Mentoring students does take work, some do try and game the system. That happens no matter if GSoC or not. With GSoC, you basically have a form of financial support for hiring students. The GSoC paperwork is also rather minimal.
If you can, going through local universities and colleges is also a great way to have students work on community-driven Free Software projects. On a project, we had 4 engineering students do the equivalent of an internship on our community mesh network project. They did really great work and it's nice to have ties with university communities. We also had profs in social science classes inviting us to give talks, or had networking workshops during the weekends.
IIRC, the student gets half the payment on completion of the first half of the project, and half after the second, both on the condition of positive reviews from the org. So if a student just blows it off, they don't get their payment.
I think a better system would be some kind of endorsement program, where Google donates money to projects and in return the projects agree to mentor one or more student contributors. At the end of the summer if everything works out, Google can endorse the student for the work they've done. The project gets something done, the extra cost of bureaucracy is covered by Google, and the student gets real world experience verified and endorsed by Google.
You seem to draw a conclusion solely based upon GSOC not being a good fit for the OpenBSD devs.
It means that Google Summer of Code imposes too much bureaucracy onto Free Software projects. In other words, GSoC is only viable for those projects whohave enough spare volunteers to begin with.
GSOC promotes dumps of low to mid quality code that then goes unmaintained. After all its focused on relatively junior programmers doing it for a nice stipend as part of their school experience for a summer (or so).
GSOC is just a bad fit for the sort of quality and maintainership OpenBSD demands from its codebase and contributors. They have had a lot of years of experience with academic code mostly written as a proof of concept without an eye to maintainability that later rots in tree and makes everyone else's job worse.
Well you don't have to use interns to get production code. If that's a concern, they can be put to work doing something outside the main code base, like perhaps writing tools that speed up some tedious process. There's probably opportunity for OpenBSD to get something out of GSOC, but if the standard is "shippable code or bust", well, no wonder they're disappointed.
(i.e. less emphasis on experimenting and more emphasis on quality and being accepted by upstream, perhaps by assigning "smaller" tasks)
>without an eye to maintainability that later rots in tree and makes everyone else's job worse.
...that's the whole point of the mentors. IF that's what OpenBSD is getting out of GSoC, it's the mentor(s) fault, not GSoCs.
They have no issues attracting devs via other channels.
Except, as at least two people in this discussion, who are org admins, have said, they basically see no bureaucracy or overhead.

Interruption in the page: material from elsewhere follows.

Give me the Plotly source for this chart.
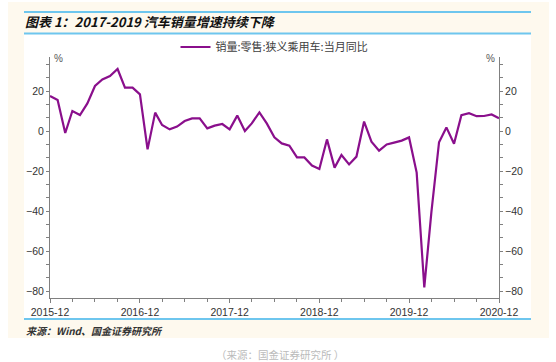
import plotly.graph_objects as go
import pandas as pd

# ---- data ----
months = pd.date_range("2015-12-01", "2020-12-01", freq="MS")
yoy = [17.5, 15.5, -1.0, 10.0, 8.0, 13.8, 22.5, 25.8, 27.5, 31.0, 21.7, 21.7,
       18.3, -9.2, 9.2, 3.0, 0.8, 2.2, 5.0, 6.3, 6.3, 1.3, 2.7, 3.5,
       0.8, 7.7, 0.0, 3.8, 9.3, 3.8, -3.2, -6.2, -7.3, -13.2, -13.2, -17.3,
       -19.0, -4.2, -18.3, -12.0, -16.7, -12.8, 4.7, -5.3, -9.8, -6.7, -5.8, -4.8,
       -3.2, -20.8, -78.2, -40.4, -5.6, 1.8, -6.4, 7.9, 8.9, 7.4, 7.5, 8.3, 6.4]
series_name = "销量:零售:狭义乘用车:当月同比"
title_text = "图表 1：2017-2019 汽车销量增速持续下降"
source_text = "来源：Wind、国金证券研究所"
caption_text = "（来源：国金证券研究所 ）"
y_ticks = [-80, -60, -40, -20, 0, 20]
x_ticks = pd.date_range("2015-12-01", "2020-12-01", freq="12MS")

W, H = 556, 362
L, R, T, B = 50, 499, 57, 298


def px(x):
    return (x - L) / (R - L)


def py(y):
    return (B - y) / (B - T)


fig = go.Figure()
fig.add_trace(go.Scatter(x=months, y=yoy, mode="lines", name=series_name,
                         line=dict(color="#8A0F8C", width=2.2)))
fig.add_trace(go.Scatter(x=months, y=yoy, mode="lines", yaxis="y2", showlegend=False,
                         line=dict(color="rgba(0,0,0,0)", width=0), hoverinfo="skip"))

yr = [-83.5, 37]
axis_common = dict(
    range=yr, tickvals=y_ticks, ticks="outside", ticklen=3, tickwidth=1,
    tickcolor="#808080", showline=True, linecolor="#808080", linewidth=1,
    showgrid=False, zeroline=False,
    tickfont=dict(family="Liberation Sans, Arial", size=10.5, color="#333333"),
    minor=dict(ticks="outside", ticklen=3, tickcolor="#808080", tick0=0, dtick=20 / 3, showgrid=False),
)

fig.update_layout(
    width=W, height=H,
    margin=dict(l=L, r=W - R, t=T, b=H - B),
    paper_bgcolor="white", plot_bgcolor="rgba(0,0,0,0)",
    showlegend=True,
    legend=dict(x=0.5, xanchor="center", y=py(47), yanchor="middle", orientation="h",
                bgcolor="rgba(0,0,0,0)", font=dict(family="Noto Sans CJK SC", size=11, color="#404040"),
                itemwidth=30),
    title=dict(text=title_text, xref="container", x=25 / W, xanchor="left",
               yref="container", y=1 - 22 / H, yanchor="middle",
               font=dict(family="Noto Sans CJK SC", size=13, color="#111111", weight="bold", style="italic")),
    xaxis=dict(
        type="date", range=[months[0], months[-1]], tickvals=list(x_ticks), tickformat="%Y-%m",
        ticks="outside", ticklen=4, tickcolor="#808080", showline=True, linecolor="#808080",
        linewidth=1, showgrid=False, zeroline=False,
        tickfont=dict(family="Liberation Sans, Arial", size=10.5, color="#333333"),
        minor=dict(ticks="outside", ticklen=3, tickcolor="#808080", tick0="2015-12-01", dtick="M3"),
    ),
    yaxis=dict(side="left", **axis_common),
    yaxis2=dict(side="right", overlaying="y", **axis_common),
)

shapes = [
    dict(type="rect", xref="paper", yref="paper", x0=px(8), x1=px(549), y0=py(2), y1=py(338),
         fillcolor="#FEF9EE", line=dict(width=0), layer="below"),
    dict(type="rect", xref="paper", yref="paper", x0=px(24), x1=px(531), y0=py(34), y1=py(319),
         fillcolor="white", line=dict(width=0), layer="below"),
]
for yy in (12, 33.5, 319):
    shapes.append(dict(type="line", xref="paper", yref="paper", x0=px(24), x1=px(531),
                       y0=py(yy), y1=py(yy), line=dict(color="#6EC6EE", width=2), layer="below"))
fig.update_layout(shapes=shapes)

annotations = [
    dict(text="%", x=px(52), y=py(58), xanchor="left", yanchor="middle", showarrow=False,
         xref="paper", yref="paper", font=dict(family="Liberation Sans, Arial", size=10, color="#555555")),
    dict(text="%", x=px(497), y=py(58), xanchor="right", yanchor="middle", showarrow=False,
         xref="paper", yref="paper", font=dict(family="Liberation Sans, Arial", size=10, color="#555555")),
    dict(text=source_text, x=px(24), y=py(330), xanchor="left", yanchor="middle", showarrow=False,
         xref="paper", yref="paper",
         font=dict(family="Noto Sans CJK SC", size=10, color="#333333", weight="bold", style="italic")),
    dict(text=caption_text, x=px(280), y=py(354), xanchor="center", yanchor="middle", showarrow=False,
         xref="paper", yref="paper", font=dict(family="Noto Sans CJK SC", size=10.5, color="#BBBBBB")),
]
fig.update_layout(annotations=annotations)

fig.write_html("out.html", config={"displayModeBar": False},
               post_script="document.body.style.margin='0';document.body.style.overflow='hidden';")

Usually, what this means is folks had unrealistic expectations.
The truth is the coding level of even the average high end BS freshout is really not that great, so it usually takes actual mentorship and guidance to get good code out of GSoC.
That's not "bureaucracy" though, unless you have an endless source of high quality coders willing to join your project, that's how you get anyone to be a good contributor.
Most students seem to treat GSOC as a way of getting experience for the commercial world, with no intent to sticking with the project long term. There is nothing wrong with this, and it is a good thing that there are mentors willing to put in effort to help these students. However this is NOT good for the project itself.
Honestly I don't get why people are upset, the explanation from Bob seems completely reasonable. If the OpenBSD developers don't believe that they see sufficient result from their work, then nobody is forcing them to participate.